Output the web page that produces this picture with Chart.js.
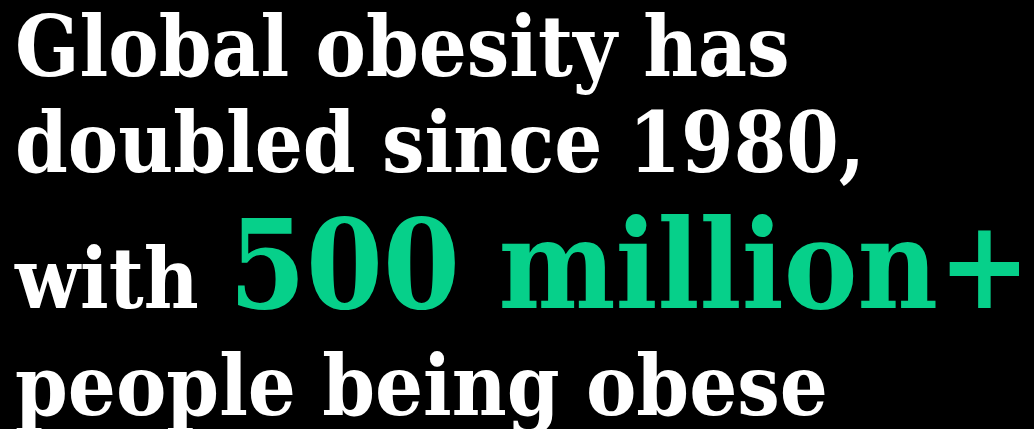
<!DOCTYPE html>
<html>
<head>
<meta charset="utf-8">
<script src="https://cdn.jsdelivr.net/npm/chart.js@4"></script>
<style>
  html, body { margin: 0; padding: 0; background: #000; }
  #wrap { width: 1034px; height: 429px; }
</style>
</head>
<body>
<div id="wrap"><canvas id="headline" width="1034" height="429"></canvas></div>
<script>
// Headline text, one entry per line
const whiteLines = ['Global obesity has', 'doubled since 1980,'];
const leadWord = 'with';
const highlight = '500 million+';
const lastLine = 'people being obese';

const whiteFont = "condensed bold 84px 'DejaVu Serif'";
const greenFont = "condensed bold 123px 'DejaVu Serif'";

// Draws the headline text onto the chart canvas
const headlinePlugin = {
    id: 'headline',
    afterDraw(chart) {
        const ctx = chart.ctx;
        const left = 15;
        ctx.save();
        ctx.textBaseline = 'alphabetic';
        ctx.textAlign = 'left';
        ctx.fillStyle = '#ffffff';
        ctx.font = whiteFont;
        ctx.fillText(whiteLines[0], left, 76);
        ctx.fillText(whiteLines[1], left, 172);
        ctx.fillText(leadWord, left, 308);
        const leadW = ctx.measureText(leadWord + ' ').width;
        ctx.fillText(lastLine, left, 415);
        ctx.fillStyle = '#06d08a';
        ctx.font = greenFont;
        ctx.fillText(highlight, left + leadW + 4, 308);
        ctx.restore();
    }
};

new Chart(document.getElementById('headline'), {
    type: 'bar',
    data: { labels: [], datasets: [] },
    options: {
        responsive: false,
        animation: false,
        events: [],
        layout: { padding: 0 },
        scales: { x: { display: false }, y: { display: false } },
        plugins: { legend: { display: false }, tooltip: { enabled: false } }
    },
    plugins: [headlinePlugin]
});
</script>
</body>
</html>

### TASK INSTRUCTIONS
Extract the full listing exactly, with the pictures left out.

### COMPLETE ANSWER
Output the web page that produces this picture with Chart.js.
<!DOCTYPE html>
<html>
<head>
<meta charset="utf-8">
<script src="https://cdn.jsdelivr.net/npm/chart.js@4"></script>
<style>
  html, body { margin: 0; padding: 0; background: #000; }
  #wrap { width: 1034px; height: 429px; }
</style>
</head>
<body>
<div id="wrap"><canvas id="headline" width="1034" height="429"></canvas></div>
<script>
// Headline text, one entry per line
const whiteLines = ['Global obesity has', 'doubled since 1980,'];
const leadWord = 'with';
const highlight = '500 million+';
const lastLine = 'people being obese';

const whiteFont = "condensed bold 84px 'DejaVu Serif'";
const greenFont = "condensed bold 123px 'DejaVu Serif'";

// Draws the headline text onto the chart canvas
const headlinePlugin = {
    id: 'headline',
    afterDraw(chart) {
        const ctx = chart.ctx;
        const left = 15;
        ctx.save();
        ctx.textBaseline = 'alphabetic';
        ctx.textAlign = 'left';
        ctx.fillStyle = '#ffffff';
        ctx.font = whiteFont;
        ctx.fillText(whiteLines[0], left, 76);
        ctx.fillText(whiteLines[1], left, 172);
        ctx.fillText(leadWord, left, 308);
        const leadW = ctx.measureText(leadWord + ' ').width;
        ctx.fillText(lastLine, left, 415);
        ctx.fillStyle = '#06d08a';
        ctx.font = greenFont;
        ctx.fillText(highlight, left + leadW + 4, 308);
        ctx.restore();
    }
};

new Chart(document.getElementById('headline'), {
    type: 'bar',
    data: { labels: [], datasets: [] },
    options: {
        responsive: false,
        animation: false,
        events: [],
        layout: { padding: 0 },
        scales: { x: { display: false }, y: { display: false } },
        plugins: { legend: { display: false }, tooltip: { enabled: false } }
    },
    plugins: [headlinePlugin]
});
</script>
</body>
</html>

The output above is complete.